## Objective
Return all of the data exactly, with nothing left out but the pictures.

[Start]

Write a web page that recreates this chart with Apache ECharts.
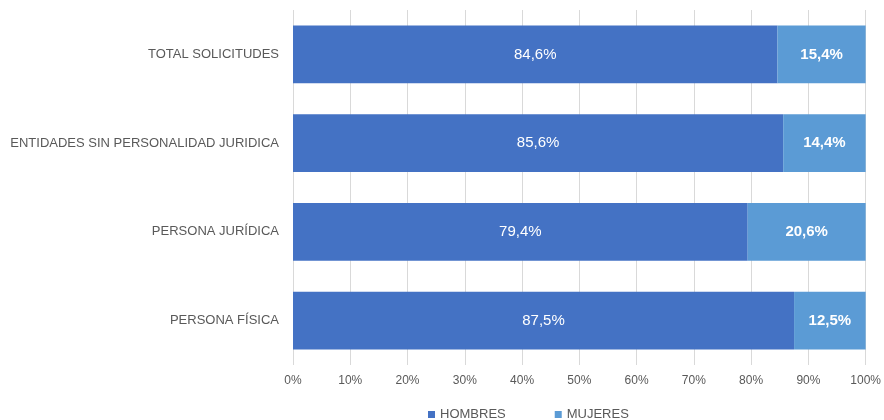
<!DOCTYPE html>
<html><head><meta charset="utf-8">
<script src="https://cdn.jsdelivr.net/npm/echarts@6/dist/echarts.min.js"></script>
<style>html,body{margin:0;padding:0;background:#fff}#c{width:884px;height:420px}</style>
</head><body><div id="c"></div>
<script>
const categories = ['PERSONA FÍSICA', 'PERSONA JURÍDICA', 'ENTIDADES SIN PERSONALIDAD JURIDICA', 'TOTAL SOLICITUDES'];
const hombres = [87.5, 79.4, 85.6, 84.6];
const mujeres = [12.5, 20.6, 14.4, 15.4];
const fmt = v => v.toFixed(1).replace('.', ',') + '%';
const FF = '"Liberation Sans", Arial, sans-serif';
const chart = echarts.init(document.getElementById('c'));
chart.setOption({
  animation: false,
  grid: {left: 293, right: 13, top: 10, bottom: 55, containLabel: false},
  legend: {
    bottom: -6, left: 423, itemWidth: 7, itemHeight: 7, itemGap: 49, icon: 'rect',
    textStyle: {color: '#595959', fontSize: 13, fontFamily: FF},
    data: ['HOMBRES', 'MUJERES']
  },
  xAxis: {
    type: 'value', min: 0, max: 100, interval: 10,
    axisLabel: {formatter: '{value}%', color: '#595959', fontSize: 12, fontFamily: FF, margin: 10},
    splitLine: {lineStyle: {color: '#d9d9d9'}},
    axisLine: {show: false}, axisTick: {show: false}
  },
  yAxis: {
    type: 'category', data: categories,
    axisLabel: {color: '#595959', fontSize: 13, fontFamily: FF, margin: 14},
    axisLine: {show: false}, axisTick: {show: false}
  },
  series: [
    {name: 'HOMBRES', type: 'bar', stack: 't', data: hombres, barCategoryGap: '35%',
     itemStyle: {color: '#4472C4'},
     label: {show: true, position: 'inside', color: '#fff', fontSize: 15, fontFamily: FF, formatter: p => fmt(p.value)}},
    {name: 'MUJERES', type: 'bar', stack: 't', data: mujeres, barCategoryGap: '35%',
     itemStyle: {color: '#5B9BD5'},
     label: {show: true, position: 'inside', color: '#fff', fontSize: 15, fontWeight: 'bold', fontFamily: FF, formatter: p => fmt(p.value)}}
  ]
});
</script></body></html>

[End]

## The result
Write a web page that recreates this chart with Apache ECharts.
<!DOCTYPE html>
<html><head><meta charset="utf-8">
<script src="https://cdn.jsdelivr.net/npm/echarts@6/dist/echarts.min.js"></script>
<style>html,body{margin:0;padding:0;background:#fff}#c{width:884px;height:420px}</style>
</head><body><div id="c"></div>
<script>
const categories = ['PERSONA FÍSICA', 'PERSONA JURÍDICA', 'ENTIDADES SIN PERSONALIDAD JURIDICA', 'TOTAL SOLICITUDES'];
const hombres = [87.5, 79.4, 85.6, 84.6];
const mujeres = [12.5, 20.6, 14.4, 15.4];
const fmt = v => v.toFixed(1).replace('.', ',') + '%';
const FF = '"Liberation Sans", Arial, sans-serif';
const chart = echarts.init(document.getElementById('c'));
chart.setOption({
  animation: false,
  grid: {left: 293, right: 13, top: 10, bottom: 55, containLabel: false},
  legend: {
    bottom: -6, left: 423, itemWidth: 7, itemHeight: 7, itemGap: 49, icon: 'rect',
    textStyle: {color: '#595959', fontSize: 13, fontFamily: FF},
    data: ['HOMBRES', 'MUJERES']
  },
  xAxis: {
    type: 'value', min: 0, max: 100, interval: 10,
    axisLabel: {formatter: '{value}%', color: '#595959', fontSize: 12, fontFamily: FF, margin: 10},
    splitLine: {lineStyle: {color: '#d9d9d9'}},
    axisLine: {show: false}, axisTick: {show: false}
  },
  yAxis: {
    type: 'category', data: categories,
    axisLabel: {color: '#595959', fontSize: 13, fontFamily: FF, margin: 14},
    axisLine: {show: false}, axisTick: {show: false}
  },
  series: [
    {name: 'HOMBRES', type: 'bar', stack: 't', data: hombres, barCategoryGap: '35%',
     itemStyle: {color: '#4472C4'},
     label: {show: true, position: 'inside', color: '#fff', fontSize: 15, fontFamily: FF, formatter: p => fmt(p.value)}},
    {name: 'MUJERES', type: 'bar', stack: 't', data: mujeres, barCategoryGap: '35%',
     itemStyle: {color: '#5B9BD5'},
     label: {show: true, position: 'inside', color: '#fff', fontSize: 15, fontWeight: 'bold', fontFamily: FF, formatter: p => fmt(p.value)}}
  ]
});
</script></body></html>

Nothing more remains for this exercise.